To: one_less who wrote (73898)9/6/2003 8:32:07 PM
From: Lazarus_Long  Read Replies (1) | Respond to of 82486
 
It simply stated that the female should also be taken to task for any contributory (provokee) responsibility.
Miniskirts and hot pants are not illegal. They meet the legal indecent exposure requirements. No one goes to jail for wearing them.

It is a known cultural norm that most women want and expect to be wooed. Rational people would consider it responsible for men to make a pass and for the female to initially decline as a matter of self respect. It is called fore play to then put on charm with flowers, wining, and dining and silvery tongued carresses until the female is in the mood.
And at no point yet has the woman said "No, leave me alone!" and at no point has the man used any sort of physical force. No problem yet.
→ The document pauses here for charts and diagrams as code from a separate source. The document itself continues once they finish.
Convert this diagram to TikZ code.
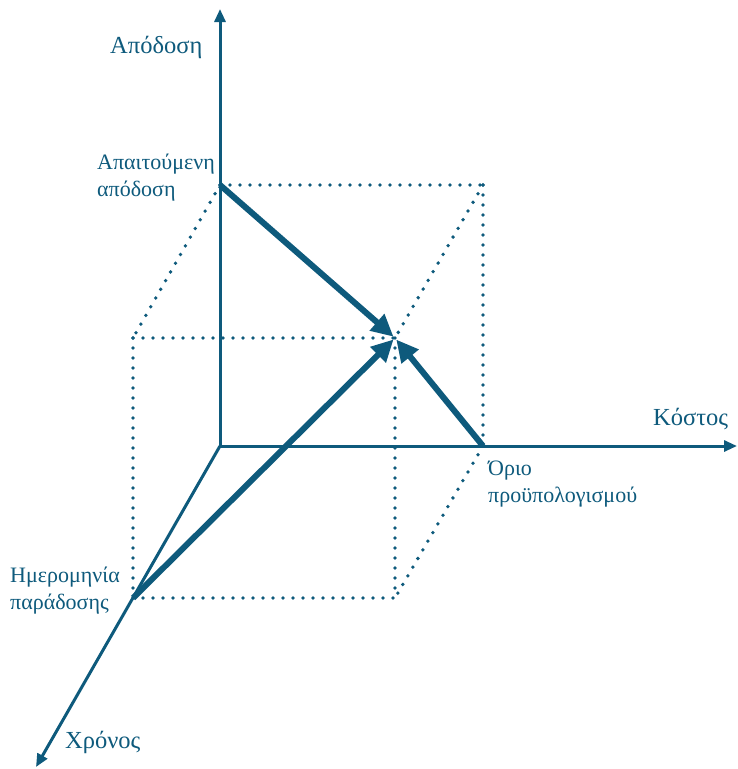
\documentclass[tikz,border=0pt]{standalone}
\usepackage{fontspec}
\setmainfont{Liberation Serif}
\usetikzlibrary{arrows.meta}
\definecolor{teal}{RGB}{14,90,124}
\tikzset{
  axis/.style={draw=teal, line width=3pt, -{Triangle[length=13pt,width=11pt]}},
  guide/.style={draw=teal, line width=3.8pt, line cap=round, dash pattern=on 0pt off 10pt},
  vec/.style={draw=teal, line width=6pt, -{Triangle[length=22pt,width=21pt]}, shorten >=2pt},
  lbl/.style={text=teal, font=\fontsize{22}{26}\selectfont, inner sep=0pt},
  ttl/.style={text=teal, font=\fontsize{24.5}{28}\selectfont, inner sep=0pt},
}
\begin{document}
\begin{tikzpicture}[x=1pt,y=-1pt]
\useasboundingbox (0,0) rectangle (737,769);
% corner points of the box
\coordinate (O) at (220,446);
\coordinate (P) at (220,185);
\coordinate (Pb) at (483,185);
\coordinate (C) at (483,446);
\coordinate (T) at (133,598);
\coordinate (Tt) at (133,338);
\coordinate (X) at (395,338);
\coordinate (Xb) at (395,598);
% axis ends
\coordinate (Ytop) at (220,9);
\coordinate (Xend) at (737,446);
\coordinate (Zend) at (36,767);
% dotted box edges
\draw[guide] (P) -- (Pb);
\draw[guide] (Pb) -- (C);
\draw[guide] (P) -- (Tt);
\draw[guide] (Pb) -- (X);
\draw[guide] (C) -- (Xb);
\draw[guide] (Tt) -- (X);
\draw[guide] (Tt) -- (T);
\draw[guide] (X) -- (Xb);
\draw[guide] (T) -- (Xb);
% axes
\draw[axis] (O) -- (Ytop);
\draw[axis] (O) -- (Xend);
\draw[axis] (O) -- (Zend);
% vectors to the target point
\draw[vec] (P) -- (X);
\draw[vec] (C) -- (X);
\draw[vec] (T) -- (X);
% labels
\node[ttl, anchor=base west] (la) at (110,53) {Απόδοση};
\node[lbl, anchor=base west] (lb) at (97,169) {Απαιτούμενη};
\node[lbl, anchor=base west] (lc) at (97,196) {απόδοση};
\node[ttl, anchor=base west] (ld) at (653,425) {Κόστος};
\node[lbl, anchor=base west] (le) at (488,475) {Όριο};
\node[lbl, anchor=base west] (lf) at (488,502) {προϋπολογισμού};
\node[lbl, anchor=base west] (lg) at (10,582) {Ημερομηνία};
\node[lbl, anchor=base west] (lh) at (10,609) {παράδοσης};
\node[ttl, anchor=base west] (li) at (65,748) {Χρόνος};
\end{tikzpicture}
\end{document}
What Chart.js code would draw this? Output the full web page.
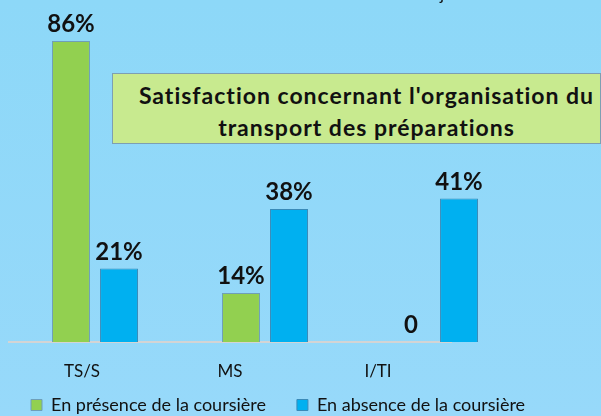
<!DOCTYPE html>
<html>
<head>
<meta charset="utf-8">
<script src="https://cdn.jsdelivr.net/npm/chart.js@4/dist/chart.umd.min.js"></script>
<style>
  html, body { margin: 0; padding: 0; }
  body {
    width: 601px; height: 416px; overflow: hidden; position: relative;
    background: linear-gradient(#8dd8f8, #97d9fa);
    font-family: Lato, sans-serif;
  }
  #wrap { position: absolute; left: 0; top: 0; width: 601px; height: 416px; }
  .titlebox {
    position: absolute; left: 112px; top: 73px; width: 467px; height: 64px;
    background: #c8ea8f; border: 1px solid #7d9fb2;
    text-align: center; font-weight: bold; font-size: 23px; line-height: 32px;
    color: #111; padding: 5px 0 0 20px; box-sizing: content-box; letter-spacing: 1px;
    white-space: nowrap;
  }
  .top { position: absolute; top: -17px; font-size: 17px; color: #111; }
</style>
</head>
<body>
<div id="wrap"><canvas id="chart" width="601" height="416"></canvas></div>
<div class="top" style="left:440px">journalier</div>
<div class="top" style="left:560px">mensuel</div>
<div class="titlebox">Satisfaction concernant l'organisation du<br>transport des préparations</div>
<script>
const categories = ['TS/S', 'MS', 'I/TI'];
const presence = [86, 14, 0];
const absence = [21, 38, 41];
const seriesNames = ['En présence de la coursière', 'En absence de la coursière'];

const baseline = {
    id: 'baseline',
    beforeDatasetsDraw(chart) {
        const ctx = chart.ctx;
        const x2 = chart.scales.x2;
        const y = chart.chartArea.bottom;
        ctx.save();
        ctx.strokeStyle = '#d4d4d4';
        ctx.lineWidth = 2;
        ctx.beginPath();
        ctx.moveTo(x2.getPixelForValue(-0.5), y);
        ctx.lineTo(x2.getPixelForValue(2.5), y);
        ctx.stroke();
        ctx.restore();
    }
};

const valueLabels = {
    id: 'valueLabels',
    afterDatasetsDraw(chart) {
        const ctx = chart.ctx;
        ctx.save();
        ctx.font = 'bold 24px Lato';
        ctx.fillStyle = '#111';
        ctx.textAlign = 'center';
        ctx.textBaseline = 'alphabetic';
        chart.data.datasets.forEach((ds, i) => {
            chart.getDatasetMeta(i).data.forEach((bar, j) => {
                const v = ds.data[j];
                ctx.fillText(v === 0 ? '0' : v + '%', bar.x, bar.y - 9);
            });
        });
        ctx.restore();
    }
};

new Chart(document.getElementById('chart'), {
    type: 'bar',
    data: {
        labels: categories,
        datasets: [{
            label: seriesNames[0],
            data: presence,
            backgroundColor: '#92d050',
            borderColor: '#6f9fb8',
            borderWidth: 1
        }, {
            label: seriesNames[1],
            data: absence,
            backgroundColor: '#00b0f0',
            borderColor: '#3a8ab8',
            borderWidth: 1
        }]
    },
    options: {
        responsive: false,
        animation: false,
        categoryPercentage: 0.565,
        barPercentage: 0.79,
        layout: { padding: { left: 0, right: 0, top: 27, bottom: -8 } },
        scales: {
            x: { type: 'category', display: false },
            // separate axis for the category names, they sit left of the bar groups
            x2: {
                type: 'linear',
                position: 'bottom',
                bounds: 'data',
                offset: false,
                min: -72 / 148,
                max: -72 / 148 + 510 / 148,
                afterBuildTicks: s => { s.ticks = [0, 1, 2].map(v => ({ value: v })); },
                afterFit: s => { s.height = 23; },
                grid: { display: false, offset: false },
                border: { display: false },
                ticks: {
                    autoSkip: false,
                    maxRotation: 0,
                    mirror: true,
                    padding: -40,
                    color: '#111',
                    font: { family: 'Lato', size: 17 },
                    callback: v => categories[v]
                }
            },
            y: {
                min: 0,
                max: 90,
                afterFit: s => { s.width = 10; },
                grid: { display: false },
                border: { display: false },
                ticks: { display: false }
            },
            y2: {
                position: 'right',
                min: 0,
                max: 90,
                afterFit: s => { s.width = 81; },
                grid: { display: false },
                border: { display: false },
                ticks: { display: false }
            }
        },
        plugins: {
            tooltip: { enabled: false },
            legend: {
                position: 'bottom',
                align: 'start',
                labels: {
                    boxWidth: 11,
                    boxHeight: 11,
                    padding: 31,
                    color: '#111',
                    font: { family: 'Lato', size: 18 }
                }
            }
        }
    },
    plugins: [baseline, valueLabels]
});
</script>
</body>
</html>
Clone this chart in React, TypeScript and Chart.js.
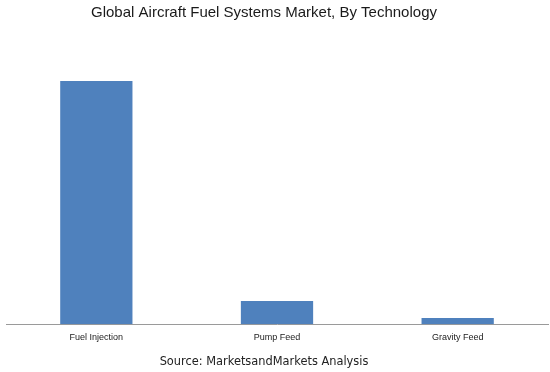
import React, { useEffect, useRef } from "react";
import { Chart, registerables } from "chart.js";

Chart.register(...registerables);

const titleText = "Global Aircraft Fuel Systems Market, By Technology";
const sourceText = "Source: MarketsandMarkets Analysis";
const categories = ["Fuel Injection", "Pump Feed", "Gravity Feed"];
const marketValues = [100, 9.5, 2.5];
const yMax = 116.5;

const textPlugin = {
  id: "texts",
  afterDraw(chart: any) {
    const ctx = chart.ctx;
    const cx = 264;
    ctx.save();
    ctx.textAlign = "center";
    ctx.textBaseline = "middle";
    ctx.fillStyle = "#1a1a1a";
    ctx.font = "15px 'Liberation Sans', Arial, sans-serif";
    ctx.fillText(titleText, cx, 13);
    ctx.fillStyle = "#222";
    ctx.font = "11.4px 'DejaVu Sans', Verdana, sans-serif";
    ctx.fillText(sourceText, cx, 362);
    ctx.restore();
  },
};

export default function App() {
  const ref = useRef<HTMLCanvasElement>(null);
  useEffect(() => {
    if (!ref.current) return;
    const chart = new Chart(ref.current, {
      type: "bar",
      data: {
        labels: categories,
        datasets: [
          {
            data: marketValues,
            backgroundColor: "#4F81BD",
            borderWidth: 0,
            barPercentage: 0.4,
            categoryPercentage: 1,
          },
        ],
      },
      options: {
        animation: false,
        responsive: false,
        maintainAspectRatio: false,
        layout: { padding: { left: 6, right: 2, top: 41, bottom: 29 } },
        plugins: {
          legend: { display: false },
          title: { display: false },
          tooltip: { enabled: false },
        },
        scales: {
          x: {
            grid: { display: false },
            border: { display: true, color: "#9a9a9a", width: 1 },
            ticks: {
              color: "#222",
              padding: 0,
              font: { size: 9, family: "'Liberation Sans', Arial, sans-serif" },
            },
          },
          y: {
            display: false,
            min: 0,
            max: yMax,
          },
        },
      },
      plugins: [textPlugin],
    });
    return () => chart.destroy();
  }, []);
  return (
    <div style={{ position: "absolute", left: 0, top: 0, width: 550, height: 372, background: "#fff" }}>
      <canvas ref={ref} width={550} height={372} style={{ width: 550, height: 372 }} />
    </div>
  );
}
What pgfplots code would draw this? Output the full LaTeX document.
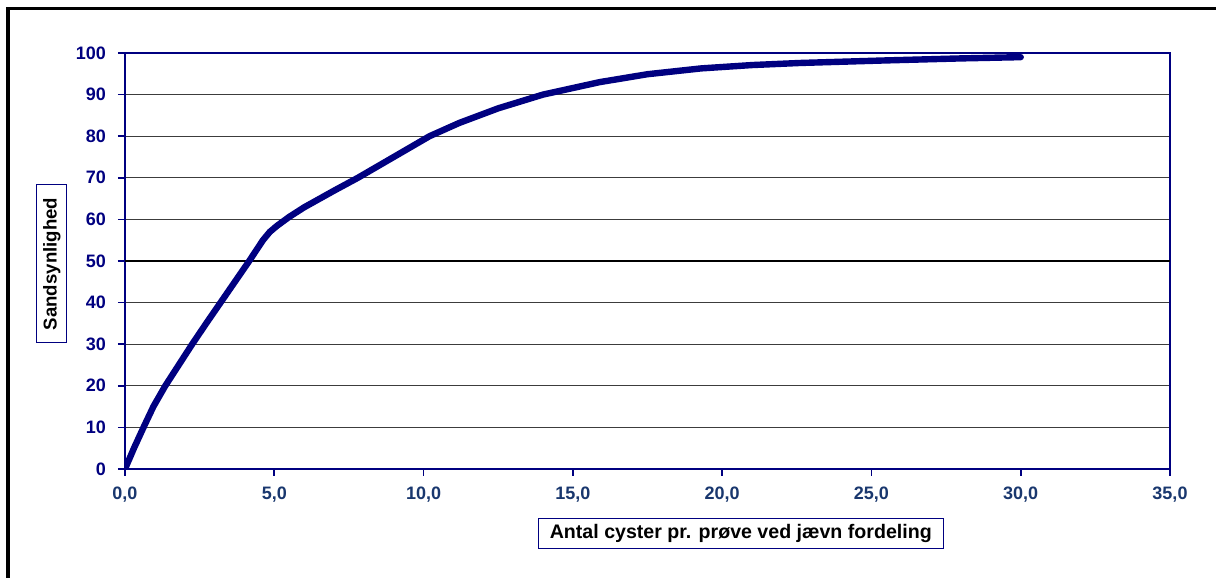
\documentclass[border=0pt]{standalone}
\usepackage{pgfplots}
\pgfplotsset{compat=1.18}
\usepackage{fontspec}
\setmainfont{Liberation Sans}
\definecolor{navy}{RGB}{0,0,128}
\definecolor{xlab}{RGB}{25,55,110}
\definecolor{gridc}{RGB}{60,60,60}
\begin{document}
\begin{tikzpicture}
\path[use as bounding box, fill=white] (-62.5pt,-54.5pt) rectangle (545.5pt,234.5pt);
\draw[black, line width=1.8pt] (-58.5pt,-80pt) -- (-58.5pt,230.3pt) -- (600pt,230.3pt);
\begin{axis}[
  at={(0pt,0pt)}, anchor=south west,
  scale only axis, width=522.5pt, height=208pt,
  xmin=0, xmax=35, ymin=0, ymax=100,
  xtick={0,5,...,35}, ytick={0,10,...,100},
  axis line style={navy, line width=1pt},
  tick style={navy, line width=0.8pt},
  tick align=outside, major tick length=3.5pt,
  xtick pos=bottom, ytick pos=left,
  ymajorgrids, grid style={gridc, line width=0.65pt},
  extra y ticks={50}, extra y tick labels={},
  extra y tick style={grid style={black, line width=0.9pt}},
  /pgf/number format/assume math mode=true,
  ticklabel style={font=\fontsize{9}{10}\selectfont\bfseries},
  yticklabel style={navy, xshift=-2.5pt},
  xticklabel style={xlab, yshift=-2pt, /pgf/number format/.cd, fixed, fixed zerofill, precision=1, use comma},
  yticklabel style={/pgf/number format/.cd, fixed, precision=0},
]
\addplot[navy, line width=3.2pt, line join=round, line cap=round] coordinates {
(0,0) (0.3,5) (0.62,10) (0.95,15) (1.35,20) (1.8,25) (2.25,30) (2.72,35)
(3.2,40) (3.68,45) (4.16,50) (4.62,55) (4.85,57) (5.1,58.5) (5.5,60.6) (6.0,62.9)
(7.0,66.9) (7.8,70) (9.0,75) (10.2,80) (11.2,83.2) (12.5,86.7) (14.0,90)
(15.9,93) (17.5,94.9) (19.3,96.3) (21.0,97.1) (22.6,97.6) (25.4,98.2)
(28.0,98.7) (30.0,99.0)
};
\end{axis}
\node[draw=navy, line width=0.5pt, rotate=90, minimum width=79pt, minimum height=15pt, inner sep=0pt,
  font=\fontsize{9.3}{10}\selectfont\bfseries] at (-36.6pt,102.5pt) {Sandsynlighed};
\node[draw=navy, line width=0.5pt, minimum width=202.5pt, minimum height=15.3pt, inner sep=0pt,
  font=\fontsize{9.8}{10}\selectfont\bfseries] at (307.9pt,-32.3pt) {Antal cyster pr. prøve ved jævn fordeling};
\end{tikzpicture}
\end{document}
Date rape is a problem that involves varying degrees of confusing mixed messages and misunderstandings about what actually occured and whether or not the female had willingly acquised to the advances of the man or whether he was doltishly dense or refusing to take no for an answer.
Establishing what happened and how clear it was often requires the wisdom of Solomon and the intelligence of Einstein. I'm sure juries often get it wrong, usually in favor of the man because of the "beyond a reasonable doubt" rule. And it is possible that a woman meant "No", but conveyed it in such a murky manner that the man did not understand it. It is also incumbent on them to be clear.

I see a difference between that and misunderstanding signals (still rape). You don't?
Misunderstanding is one thing if the situation is actually murky and the signals aren't clear. Ignoring a clear "No" is another.

We all own our bodies as we own nothing else. They are us. We have an (almost) absolute right to determine what happens to them.

(Almost because process of law can take away part of that right and also medical emergency while unconscious.)